The purpose of this paper is to review current literature and practices concerning the usage and consumption of Halal, within marketing and branding. Following this, the paper is to both stimulate discussions and encourage further thinking within this field.
The paper uses inductive reasoning and syllogisms, as a basis for conceptual metaphor theory and critical discourse analysis. Evidence gathered from structured and systematic literature reviews – supported by existing empirical data, anecdotal evidence, personal observations and experience is also used.
In business, the doctrine of what is Halal, has culminated in the creation of ingredient brands and in some cases forms of co‐branding. However, the Halal's full potential has yet to be harnessed and there remain areas of dissonance and misunderstanding.

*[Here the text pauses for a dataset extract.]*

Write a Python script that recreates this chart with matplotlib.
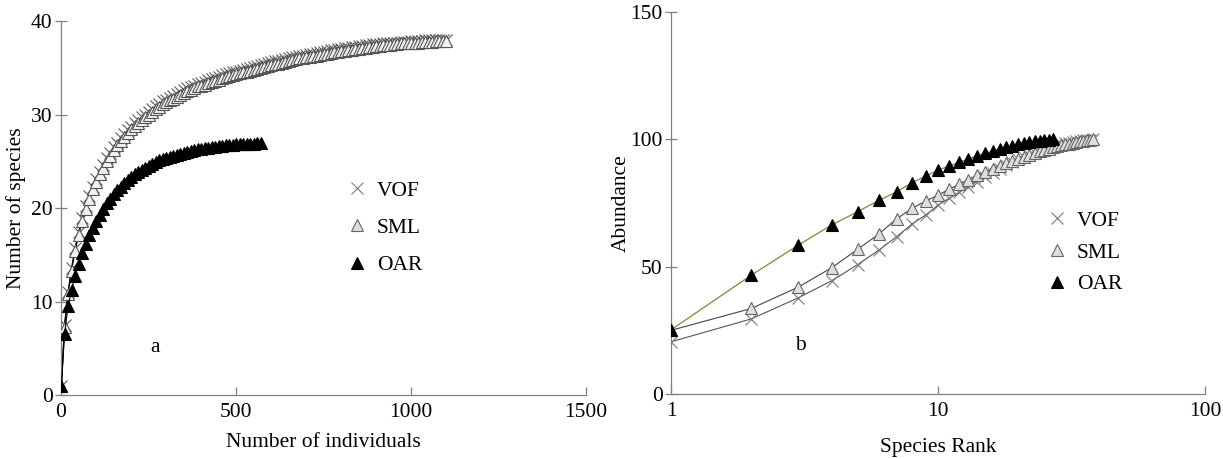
import matplotlib
matplotlib.use('Agg')
import matplotlib.pyplot as plt
from matplotlib.lines import Line2D

plt.rcParams['font.family'] = ['Liberation Serif', 'DejaVu Serif']
plt.rcParams['font.size'] = 15.5

# ── data: rarefaction (panel a) ──
n_large = [1] + list(range(10, 1101, 10))
vof_species = [
    1, 7.5, 11, 13.6, 15.7, 17.4, 18.9, 20.2, 21.3, 22.3, 23.1, 23.9, 24.6, 25.3, 25.9,
    26.5, 27.0, 27.5, 27.9, 28.3, 28.7, 29.1, 29.4, 29.7, 30.0, 30.3, 30.6, 30.9, 31.1,
    31.4, 31.6, 31.8, 32.0, 32.2, 32.4, 32.6, 32.8, 32.9, 33.1, 33.3, 33.4, 33.5, 33.7,
    33.8, 33.9, 34.0, 34.2, 34.3, 34.4, 34.5, 34.6, 34.7, 34.8, 34.9, 35.0, 35.1, 35.2,
    35.3, 35.4, 35.5, 35.6, 35.7, 35.7, 35.8, 35.9, 36.0, 36.1, 36.2, 36.3, 36.3, 36.4,
    36.5, 36.5, 36.6, 36.7, 36.7, 36.8, 36.9, 36.9, 37.0, 37.0, 37.1, 37.1, 37.2, 37.2,
    37.3, 37.3, 37.4, 37.4, 37.5, 37.5, 37.5, 37.6, 37.6, 37.7, 37.7, 37.7, 37.8, 37.8,
    37.8, 37.9, 37.9, 37.9, 37.9, 38.0, 38.0, 38.0, 38.0, 38.0, 38.0, 38.0]
sml_species = [
    1, 7.3, 10.8, 13.3, 15.4, 17.1, 18.6, 19.9, 21.0, 22.0, 22.8, 23.6, 24.3, 25.0, 25.6,
    26.2, 26.7, 27.2, 27.6, 28.0, 28.4, 28.8, 29.1, 29.4, 29.7, 30.0, 30.3, 30.6, 30.8,
    31.1, 31.3, 31.5, 31.7, 31.9, 32.1, 32.3, 32.5, 32.6, 32.8, 33.0, 33.1, 33.2, 33.4,
    33.5, 33.6, 33.7, 33.9, 34.0, 34.1, 34.2, 34.3, 34.4, 34.5, 34.6, 34.7, 34.8, 34.9,
    35.0, 35.1, 35.2, 35.3, 35.4, 35.4, 35.5, 35.6, 35.7, 35.8, 35.9, 36.0, 36.0, 36.1,
    36.2, 36.3, 36.3, 36.4, 36.5, 36.5, 36.6, 36.7, 36.7, 36.8, 36.8, 36.9, 36.9, 37.0,
    37.0, 37.1, 37.1, 37.2, 37.2, 37.3, 37.3, 37.4, 37.4, 37.4, 37.5, 37.5, 37.6, 37.6,
    37.6, 37.7, 37.7, 37.7, 37.8, 37.8, 37.8, 37.8, 37.9, 37.9, 37.9, 37.9]
n_oar = [1] + list(range(10, 571, 10))
oar_species = [
    1, 6.5, 9.5, 11.2, 12.7, 14.0, 15.2, 16.2, 17.1, 17.9, 18.6, 19.3, 19.9, 20.5, 21.0,
    21.5, 21.9, 22.3, 22.7, 23.0, 23.3, 23.6, 23.9, 24.1, 24.3, 24.5, 24.7, 24.9, 25.1,
    25.2, 25.4, 25.5, 25.6, 25.7, 25.8, 25.9, 26.0, 26.1, 26.2, 26.3, 26.3, 26.4, 26.4,
    26.5, 26.5, 26.6, 26.6, 26.7, 26.7, 26.7, 26.8, 26.8, 26.8, 26.9, 26.9, 26.9, 27.0, 27.0]

# ── data: rank / cumulative abundance (panel b) ──
rank_38 = list(range(1, 39))
rank_27 = list(range(1, 28))
vof_abund = [20.5, 29.5, 37.8, 44.5, 50.8, 56.5, 61.8, 66.8, 70.3, 74.2, 76.8, 79.2, 81.4,
             83.4, 85.2, 86.9, 88.4, 89.8, 91.0, 92.1, 93.1, 94.0, 94.8, 95.5, 96.1, 96.7,
             97.2, 97.6, 98.0, 98.4, 98.7, 99.0, 99.2, 99.4, 99.6, 99.8, 99.9, 100]
sml_abund = [25.0, 33.6, 42.0, 49.6, 56.8, 62.8, 68.8, 72.9, 75.8, 78.1, 80.4, 82.4, 84.2,
             85.8, 87.2, 88.5, 89.6, 90.6, 91.5, 92.4, 93.2, 93.9, 94.6, 95.3, 95.8, 96.3,
             96.8, 97.2, 97.6, 98.0, 98.3, 98.6, 98.9, 99.2, 99.5, 99.7, 99.9, 100]
oar_abund = [25.2, 46.7, 58.5, 66.4, 71.6, 76.0, 79.4, 83.0, 85.6, 87.9, 89.5, 91.0, 92.3,
             93.5, 94.5, 95.4, 96.2, 96.9, 97.5, 98.0, 98.5, 98.9, 99.2, 99.5, 99.7, 99.9, 100]

AX_COL = '#808080'
fig = plt.figure(figsize=(12.23, 4.59), dpi=100)
ax_a = fig.add_axes([0.0499, 0.1394, 0.4294, 0.8148])
ax_b = fig.add_axes([0.5487, 0.1416, 0.4366, 0.8323])

vof_kw = dict(marker='x', ms=9, mew=0.8, color='#7a7a7a', lw=0)
sml_kw = dict(marker='^', ms=9, mew=0.8, mfc='#dedede', mec='#666666', lw=0)
oar_kw = dict(marker='^', ms=9, mew=0.8, mfc='black', mec='black', lw=0)

# ── panel a ──
ax_a.plot(n_large, vof_species, color='black', lw=0.8, zorder=2)
ax_a.plot(n_large, vof_species, zorder=3, **dict(vof_kw, ms=8, color='#5a5a5a'))
ax_a.plot(n_large, sml_species, color='black', lw=0.9, zorder=2)
ax_a.plot(n_large, sml_species, zorder=3, **dict(sml_kw, ms=8, mfc='#f2f2f2', mec='#555555'))
ax_a.plot(n_oar, oar_species, color='black', lw=0.8, zorder=4)
ax_a.plot(n_oar, oar_species, zorder=5, **dict(oar_kw, ms=8))
ax_a.set_xlim(0, 1500)
ax_a.set_ylim(0, 40)
ax_a.set_xticks([0, 500, 1000, 1500])
ax_a.set_yticks([0, 10, 20, 30, 40])
ax_a.set_xlabel('Number of individuals', labelpad=8)
ax_a.set_ylabel('Number of species', labelpad=4)
ax_a.text(0.179, 0.128, 'a', transform=ax_a.transAxes, ha='center', va='center')

# ── panel b ──
ax_b.plot(rank_38, vof_abund, color='#555555', lw=0.8, zorder=2)
ax_b.plot(rank_38, vof_abund, zorder=3, **vof_kw)
ax_b.plot(rank_38, sml_abund, color='#444444', lw=0.8, zorder=2)
ax_b.plot(rank_38, sml_abund, zorder=3, **sml_kw)
ax_b.plot(rank_27, oar_abund, color='#6f8f3a', lw=0.9, zorder=4)
ax_b.plot(rank_27, oar_abund, zorder=5, **oar_kw)
ax_b.set_xscale('log')
ax_b.set_xlim(1, 100)
ax_b.set_ylim(0, 150)
ax_b.set_xticks([1, 10, 100])
ax_b.set_xticklabels(['1', '10', '100'])
ax_b.minorticks_off()
ax_b.set_yticks([0, 50, 100, 150])
ax_b.set_xlabel('Species Rank', labelpad=12)
ax_b.set_ylabel('Abundance', labelpad=0)
ax_b.text(0.2416, 0.128, 'b', transform=ax_b.transAxes, ha='center', va='center')

for ax in (ax_a, ax_b):
    for s in ('top', 'right'):
        ax.spines[s].set_visible(False)
    for s in ('left', 'bottom'):
        ax.spines[s].set_color(AX_COL)
        ax.spines[s].set_linewidth(0.9)
    ax.tick_params(axis='y', direction='inout', length=8, width=0.9, color=AX_COL, pad=2)
    ax.tick_params(axis='x', direction='in', length=6, width=0.9, color=AX_COL, pad=6)

handles = [Line2D([], [], **vof_kw), Line2D([], [], **sml_kw), Line2D([], [], **oar_kw)]
labels = ['VOF', 'SML', 'OAR']
ax_a.legend(handles, labels, loc='upper left', bbox_to_anchor=(338 / 1223, 1 - 172 / 459),
            bbox_transform=fig.transFigure, frameon=False, handlelength=1.0,
            handletextpad=0.4, labelspacing=0.8, borderpad=0.4, borderaxespad=0)
ax_b.legend(handles, labels, loc='upper left', bbox_to_anchor=(1038 / 1223, 1 - 202 / 459),
            bbox_transform=fig.transFigure, frameon=False, handlelength=1.0,
            handletextpad=0.4, labelspacing=0.55, borderpad=0.4, borderaxespad=0)

fig.savefig('out.png', dpi=100, facecolor='white')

Reasons offered by the authors are that current applications of brand theory unnecessarily restrict the term Halal and presuppose that there is one interpretation of its meaning. Also, instead of current trends which focus on rate determining steps within functional marketing approaches per se, Halal's competitive advantage is of more significance when delivered via the tacit elements of strategy and management.
As a conceptual paper, research is limited at times by a lack of empirical data and attempts necessitating the exploration of wide‐ranging cross‐disciplinary sources and stakeholder engagements.
Growing market interest suggests its significance to both Muslims and non‐Muslims. Furthermore, whilst research reveals studies looking at “meat and money” (Halal meat and Islamic finance) centred on functional attributes and monolithic consumption, few explore Halal's figurative and brand elements amongst diverse audiences.